Omit all pictures and transcribe only the lines in the entries below that run from the line with "Output the Python" through the line with "ax = fig.add_axes([190".

WORKING DATA.
⟨
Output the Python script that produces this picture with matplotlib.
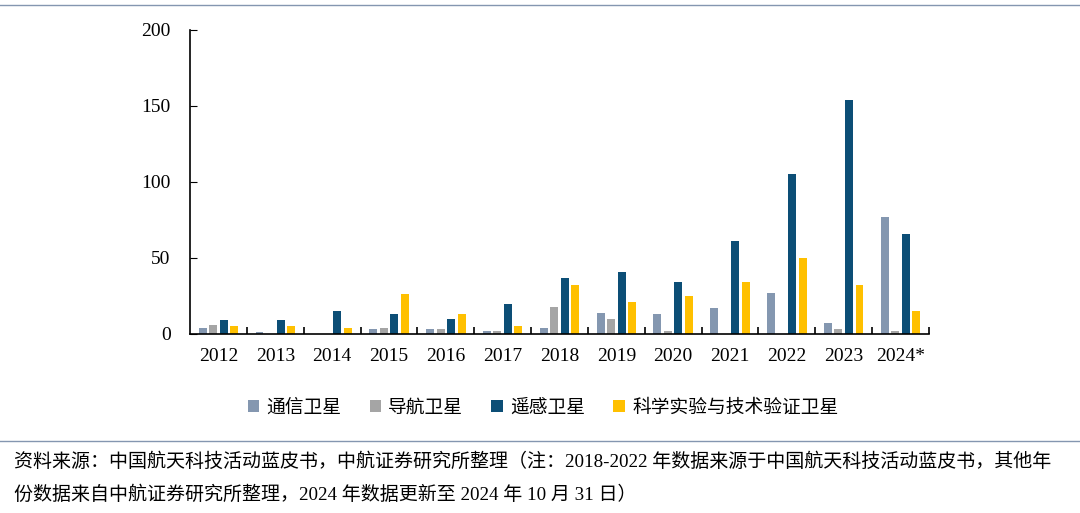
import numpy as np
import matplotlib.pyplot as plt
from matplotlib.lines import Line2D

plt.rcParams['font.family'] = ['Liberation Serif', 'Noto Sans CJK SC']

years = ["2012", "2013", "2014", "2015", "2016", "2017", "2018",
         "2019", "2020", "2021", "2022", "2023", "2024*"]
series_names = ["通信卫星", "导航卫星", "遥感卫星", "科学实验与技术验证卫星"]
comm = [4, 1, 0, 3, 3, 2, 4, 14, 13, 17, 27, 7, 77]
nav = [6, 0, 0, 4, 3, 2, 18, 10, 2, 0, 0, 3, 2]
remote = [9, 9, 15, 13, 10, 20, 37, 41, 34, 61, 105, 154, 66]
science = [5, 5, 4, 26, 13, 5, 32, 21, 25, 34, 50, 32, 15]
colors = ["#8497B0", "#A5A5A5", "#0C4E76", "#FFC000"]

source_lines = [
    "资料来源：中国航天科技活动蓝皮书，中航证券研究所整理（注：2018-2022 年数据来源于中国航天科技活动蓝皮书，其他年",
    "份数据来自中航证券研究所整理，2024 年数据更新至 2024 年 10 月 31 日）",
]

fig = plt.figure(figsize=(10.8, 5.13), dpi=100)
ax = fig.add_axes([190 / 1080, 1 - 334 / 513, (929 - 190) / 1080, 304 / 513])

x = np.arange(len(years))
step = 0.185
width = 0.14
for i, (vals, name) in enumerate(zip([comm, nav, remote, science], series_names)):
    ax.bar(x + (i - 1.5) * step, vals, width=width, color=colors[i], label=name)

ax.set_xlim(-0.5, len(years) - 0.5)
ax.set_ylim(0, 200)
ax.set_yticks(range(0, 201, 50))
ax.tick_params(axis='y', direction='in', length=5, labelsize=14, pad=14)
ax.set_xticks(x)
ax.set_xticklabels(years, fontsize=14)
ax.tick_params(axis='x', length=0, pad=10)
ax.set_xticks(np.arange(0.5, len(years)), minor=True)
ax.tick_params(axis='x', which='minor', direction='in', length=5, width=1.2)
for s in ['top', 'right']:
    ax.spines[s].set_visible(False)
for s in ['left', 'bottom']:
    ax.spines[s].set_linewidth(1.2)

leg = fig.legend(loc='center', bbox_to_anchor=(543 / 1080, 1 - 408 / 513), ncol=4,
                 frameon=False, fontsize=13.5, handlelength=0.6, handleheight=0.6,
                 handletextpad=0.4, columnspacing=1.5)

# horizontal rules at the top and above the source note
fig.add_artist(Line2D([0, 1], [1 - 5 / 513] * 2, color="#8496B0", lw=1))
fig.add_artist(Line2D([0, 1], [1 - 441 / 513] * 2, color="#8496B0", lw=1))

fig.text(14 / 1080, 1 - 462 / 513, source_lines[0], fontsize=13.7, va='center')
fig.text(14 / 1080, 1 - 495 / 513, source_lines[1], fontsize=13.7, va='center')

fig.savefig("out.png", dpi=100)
⟩
⟨
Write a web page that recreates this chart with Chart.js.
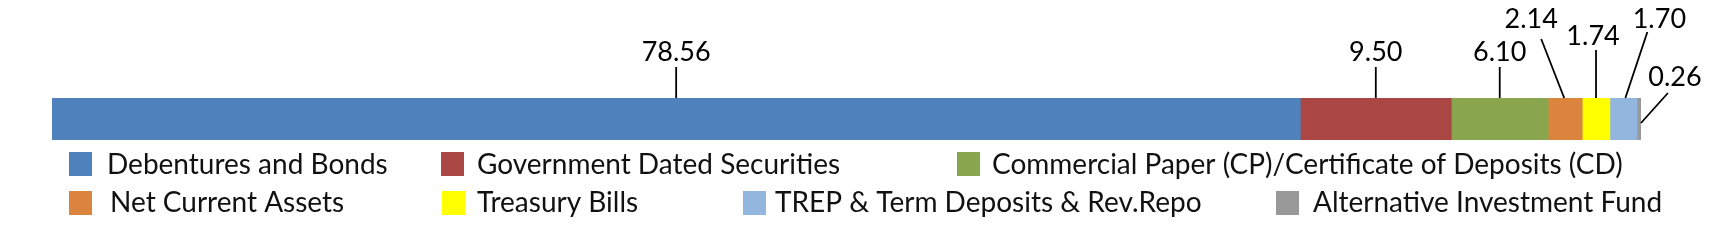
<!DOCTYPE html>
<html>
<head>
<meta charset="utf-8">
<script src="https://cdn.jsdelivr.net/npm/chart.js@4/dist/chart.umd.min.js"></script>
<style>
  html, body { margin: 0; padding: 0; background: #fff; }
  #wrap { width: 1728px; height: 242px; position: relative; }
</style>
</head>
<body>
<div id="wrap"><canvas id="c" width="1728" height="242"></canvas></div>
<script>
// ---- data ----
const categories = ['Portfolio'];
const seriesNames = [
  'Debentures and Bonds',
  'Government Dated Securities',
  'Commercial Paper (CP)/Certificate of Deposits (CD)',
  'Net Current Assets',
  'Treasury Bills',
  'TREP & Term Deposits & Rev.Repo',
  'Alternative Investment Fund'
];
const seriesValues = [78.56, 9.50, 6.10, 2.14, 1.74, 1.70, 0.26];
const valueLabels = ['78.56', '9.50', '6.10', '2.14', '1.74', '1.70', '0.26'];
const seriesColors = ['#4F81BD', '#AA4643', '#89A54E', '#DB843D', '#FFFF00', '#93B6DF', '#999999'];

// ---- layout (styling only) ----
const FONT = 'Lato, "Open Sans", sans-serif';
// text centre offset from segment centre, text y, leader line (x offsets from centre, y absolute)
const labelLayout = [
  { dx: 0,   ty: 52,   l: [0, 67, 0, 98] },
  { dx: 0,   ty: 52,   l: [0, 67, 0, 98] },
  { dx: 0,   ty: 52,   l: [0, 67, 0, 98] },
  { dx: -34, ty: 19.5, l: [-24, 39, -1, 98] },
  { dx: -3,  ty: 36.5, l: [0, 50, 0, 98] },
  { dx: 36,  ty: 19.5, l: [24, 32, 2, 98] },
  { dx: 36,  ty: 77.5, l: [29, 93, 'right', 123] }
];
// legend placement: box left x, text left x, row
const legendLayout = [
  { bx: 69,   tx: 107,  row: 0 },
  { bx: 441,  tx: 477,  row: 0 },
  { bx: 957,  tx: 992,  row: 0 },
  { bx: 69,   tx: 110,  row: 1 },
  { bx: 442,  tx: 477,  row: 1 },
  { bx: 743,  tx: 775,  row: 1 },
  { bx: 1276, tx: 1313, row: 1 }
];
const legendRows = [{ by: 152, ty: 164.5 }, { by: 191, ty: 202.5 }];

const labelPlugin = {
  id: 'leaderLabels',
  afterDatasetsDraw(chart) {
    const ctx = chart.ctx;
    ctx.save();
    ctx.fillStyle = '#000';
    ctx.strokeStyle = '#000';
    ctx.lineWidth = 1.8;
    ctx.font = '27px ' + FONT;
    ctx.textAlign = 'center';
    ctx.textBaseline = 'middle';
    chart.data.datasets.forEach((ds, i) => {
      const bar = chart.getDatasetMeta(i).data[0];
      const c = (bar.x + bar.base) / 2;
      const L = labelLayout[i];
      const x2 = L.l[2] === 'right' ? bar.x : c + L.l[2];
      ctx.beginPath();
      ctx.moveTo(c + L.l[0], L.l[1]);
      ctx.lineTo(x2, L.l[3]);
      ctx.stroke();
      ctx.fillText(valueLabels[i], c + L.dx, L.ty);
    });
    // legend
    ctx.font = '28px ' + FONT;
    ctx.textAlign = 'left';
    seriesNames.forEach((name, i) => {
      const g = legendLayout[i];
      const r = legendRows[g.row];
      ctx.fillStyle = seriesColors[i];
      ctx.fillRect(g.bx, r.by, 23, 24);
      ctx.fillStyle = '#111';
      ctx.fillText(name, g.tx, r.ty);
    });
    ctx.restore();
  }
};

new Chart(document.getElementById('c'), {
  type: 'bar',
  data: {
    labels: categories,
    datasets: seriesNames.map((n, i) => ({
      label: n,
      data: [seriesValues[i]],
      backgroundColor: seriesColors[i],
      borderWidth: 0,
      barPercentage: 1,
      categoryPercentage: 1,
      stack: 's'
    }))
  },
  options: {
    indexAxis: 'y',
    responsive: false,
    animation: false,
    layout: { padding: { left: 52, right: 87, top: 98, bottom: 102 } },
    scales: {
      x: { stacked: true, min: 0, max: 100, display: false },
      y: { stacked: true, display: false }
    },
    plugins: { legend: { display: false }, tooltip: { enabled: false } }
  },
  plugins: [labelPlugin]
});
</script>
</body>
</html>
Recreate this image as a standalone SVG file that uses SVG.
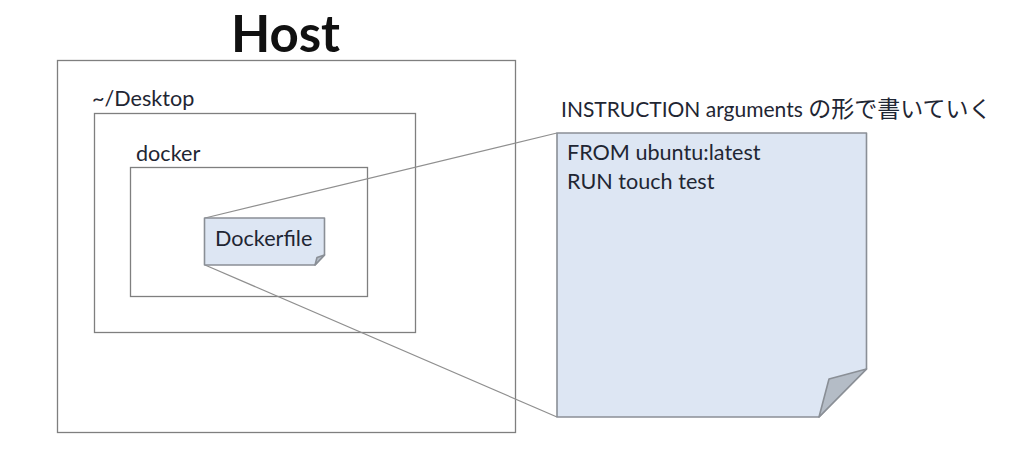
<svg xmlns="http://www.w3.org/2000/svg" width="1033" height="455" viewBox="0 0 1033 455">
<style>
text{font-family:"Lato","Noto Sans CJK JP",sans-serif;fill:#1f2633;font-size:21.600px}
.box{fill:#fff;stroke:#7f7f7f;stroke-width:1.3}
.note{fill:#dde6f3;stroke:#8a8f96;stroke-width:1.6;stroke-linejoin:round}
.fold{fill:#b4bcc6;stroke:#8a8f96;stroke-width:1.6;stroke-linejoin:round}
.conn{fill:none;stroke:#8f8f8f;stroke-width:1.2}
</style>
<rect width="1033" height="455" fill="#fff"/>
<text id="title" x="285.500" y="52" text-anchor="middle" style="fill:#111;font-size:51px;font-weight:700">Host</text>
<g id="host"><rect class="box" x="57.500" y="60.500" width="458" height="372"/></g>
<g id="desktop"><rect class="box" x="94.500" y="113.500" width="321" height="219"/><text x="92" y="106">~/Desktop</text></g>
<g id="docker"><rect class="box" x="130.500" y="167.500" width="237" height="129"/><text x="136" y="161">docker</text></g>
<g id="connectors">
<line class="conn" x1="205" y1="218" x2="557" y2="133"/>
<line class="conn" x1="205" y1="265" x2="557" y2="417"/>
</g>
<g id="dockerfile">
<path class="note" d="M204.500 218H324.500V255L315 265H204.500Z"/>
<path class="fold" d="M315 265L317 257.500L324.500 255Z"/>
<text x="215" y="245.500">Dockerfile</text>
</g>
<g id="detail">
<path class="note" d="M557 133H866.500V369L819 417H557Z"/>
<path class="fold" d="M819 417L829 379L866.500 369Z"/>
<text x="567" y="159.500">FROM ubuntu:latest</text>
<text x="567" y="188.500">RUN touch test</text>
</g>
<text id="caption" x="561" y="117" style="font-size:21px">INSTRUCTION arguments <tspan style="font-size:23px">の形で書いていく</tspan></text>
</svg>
⟩
⟨
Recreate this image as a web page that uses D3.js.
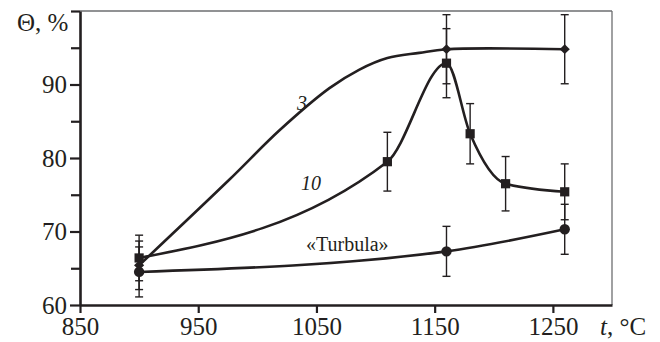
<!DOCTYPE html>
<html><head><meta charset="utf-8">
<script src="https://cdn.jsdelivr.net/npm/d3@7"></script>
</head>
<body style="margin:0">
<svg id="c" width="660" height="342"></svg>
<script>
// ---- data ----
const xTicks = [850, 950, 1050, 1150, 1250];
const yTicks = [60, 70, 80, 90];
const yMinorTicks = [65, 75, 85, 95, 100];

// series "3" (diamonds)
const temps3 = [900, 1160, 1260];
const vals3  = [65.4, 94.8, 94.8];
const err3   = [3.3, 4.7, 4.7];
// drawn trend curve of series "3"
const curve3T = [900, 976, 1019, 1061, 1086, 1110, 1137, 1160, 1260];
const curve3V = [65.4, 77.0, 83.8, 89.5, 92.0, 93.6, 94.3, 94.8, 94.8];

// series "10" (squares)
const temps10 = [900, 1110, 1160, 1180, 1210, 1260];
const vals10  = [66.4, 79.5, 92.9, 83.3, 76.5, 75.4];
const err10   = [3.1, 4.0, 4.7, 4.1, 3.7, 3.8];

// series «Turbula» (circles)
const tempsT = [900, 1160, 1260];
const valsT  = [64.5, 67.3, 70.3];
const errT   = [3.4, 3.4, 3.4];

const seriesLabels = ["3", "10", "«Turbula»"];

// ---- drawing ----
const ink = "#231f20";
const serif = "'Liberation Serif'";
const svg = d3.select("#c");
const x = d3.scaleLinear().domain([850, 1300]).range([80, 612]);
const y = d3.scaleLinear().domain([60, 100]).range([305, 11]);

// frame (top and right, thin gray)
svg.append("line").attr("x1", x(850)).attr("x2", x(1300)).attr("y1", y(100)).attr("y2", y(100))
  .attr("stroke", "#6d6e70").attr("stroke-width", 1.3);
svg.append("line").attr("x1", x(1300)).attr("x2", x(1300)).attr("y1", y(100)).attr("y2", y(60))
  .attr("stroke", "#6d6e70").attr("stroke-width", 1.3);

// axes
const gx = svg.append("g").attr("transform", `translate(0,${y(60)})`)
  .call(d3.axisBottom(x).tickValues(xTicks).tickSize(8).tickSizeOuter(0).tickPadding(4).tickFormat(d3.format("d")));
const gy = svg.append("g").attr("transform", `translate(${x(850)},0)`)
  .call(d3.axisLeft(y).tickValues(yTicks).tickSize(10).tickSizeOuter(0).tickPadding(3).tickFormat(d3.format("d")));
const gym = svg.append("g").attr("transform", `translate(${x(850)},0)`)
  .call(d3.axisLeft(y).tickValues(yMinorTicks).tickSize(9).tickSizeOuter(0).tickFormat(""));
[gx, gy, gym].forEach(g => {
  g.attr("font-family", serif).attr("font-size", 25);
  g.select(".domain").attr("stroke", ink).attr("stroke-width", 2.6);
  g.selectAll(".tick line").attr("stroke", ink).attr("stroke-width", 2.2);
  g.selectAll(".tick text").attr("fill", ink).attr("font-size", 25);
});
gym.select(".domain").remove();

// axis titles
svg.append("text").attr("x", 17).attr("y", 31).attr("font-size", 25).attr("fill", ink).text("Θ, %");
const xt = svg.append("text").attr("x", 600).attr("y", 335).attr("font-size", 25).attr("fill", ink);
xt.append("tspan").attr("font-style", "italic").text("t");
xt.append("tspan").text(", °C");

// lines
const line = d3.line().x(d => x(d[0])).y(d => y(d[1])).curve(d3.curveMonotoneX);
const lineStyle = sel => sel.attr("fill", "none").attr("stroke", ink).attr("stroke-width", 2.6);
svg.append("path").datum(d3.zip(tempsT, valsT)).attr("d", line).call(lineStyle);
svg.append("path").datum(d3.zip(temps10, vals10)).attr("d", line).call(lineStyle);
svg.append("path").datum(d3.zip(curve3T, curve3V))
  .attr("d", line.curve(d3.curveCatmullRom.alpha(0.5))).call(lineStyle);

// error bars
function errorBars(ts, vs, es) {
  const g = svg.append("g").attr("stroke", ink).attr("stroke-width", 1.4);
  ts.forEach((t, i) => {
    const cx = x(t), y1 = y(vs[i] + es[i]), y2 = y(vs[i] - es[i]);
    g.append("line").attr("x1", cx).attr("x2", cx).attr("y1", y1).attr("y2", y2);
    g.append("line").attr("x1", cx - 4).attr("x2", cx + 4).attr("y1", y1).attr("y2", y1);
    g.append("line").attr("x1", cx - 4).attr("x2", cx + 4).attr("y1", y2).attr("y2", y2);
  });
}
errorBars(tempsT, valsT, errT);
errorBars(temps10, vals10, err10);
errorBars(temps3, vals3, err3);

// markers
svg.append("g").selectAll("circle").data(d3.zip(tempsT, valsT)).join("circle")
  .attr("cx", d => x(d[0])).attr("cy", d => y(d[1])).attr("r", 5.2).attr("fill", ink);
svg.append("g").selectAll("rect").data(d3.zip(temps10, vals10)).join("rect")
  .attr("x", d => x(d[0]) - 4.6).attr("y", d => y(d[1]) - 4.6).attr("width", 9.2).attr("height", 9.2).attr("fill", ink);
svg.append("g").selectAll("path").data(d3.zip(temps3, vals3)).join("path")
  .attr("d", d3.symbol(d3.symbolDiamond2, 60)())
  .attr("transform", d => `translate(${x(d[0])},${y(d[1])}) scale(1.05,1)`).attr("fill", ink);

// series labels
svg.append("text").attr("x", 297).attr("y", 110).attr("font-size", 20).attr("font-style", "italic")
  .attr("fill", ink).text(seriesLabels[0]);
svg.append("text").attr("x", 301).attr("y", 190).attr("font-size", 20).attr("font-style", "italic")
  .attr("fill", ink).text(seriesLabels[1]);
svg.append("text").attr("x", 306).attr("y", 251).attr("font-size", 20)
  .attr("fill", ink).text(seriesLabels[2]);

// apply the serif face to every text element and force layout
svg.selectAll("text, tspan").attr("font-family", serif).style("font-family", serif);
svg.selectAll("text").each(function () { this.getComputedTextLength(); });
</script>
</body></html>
⟩
WRITTEN RESPONSE.
Output the Python script that produces this picture with matplotlib.
import numpy as np
import matplotlib.pyplot as plt
from matplotlib.lines import Line2D

plt.rcParams['font.family'] = ['Liberation Serif', 'Noto Sans CJK SC']

years = ["2012", "2013", "2014", "2015", "2016", "2017", "2018",
         "2019", "2020", "2021", "2022", "2023", "2024*"]
series_names = ["通信卫星", "导航卫星", "遥感卫星", "科学实验与技术验证卫星"]
comm = [4, 1, 0, 3, 3, 2, 4, 14, 13, 17, 27, 7, 77]
nav = [6, 0, 0, 4, 3, 2, 18, 10, 2, 0, 0, 3, 2]
remote = [9, 9, 15, 13, 10, 20, 37, 41, 34, 61, 105, 154, 66]
science = [5, 5, 4, 26, 13, 5, 32, 21, 25, 34, 50, 32, 15]
colors = ["#8497B0", "#A5A5A5", "#0C4E76", "#FFC000"]

source_lines = [
    "资料来源：中国航天科技活动蓝皮书，中航证券研究所整理（注：2018-2022 年数据来源于中国航天科技活动蓝皮书，其他年",
    "份数据来自中航证券研究所整理，2024 年数据更新至 2024 年 10 月 31 日）",
]

fig = plt.figure(figsize=(10.8, 5.13), dpi=100)
ax = fig.add_axes([190 / 1080, 1 - 334 / 513, (929 - 190) / 1080, 304 / 513])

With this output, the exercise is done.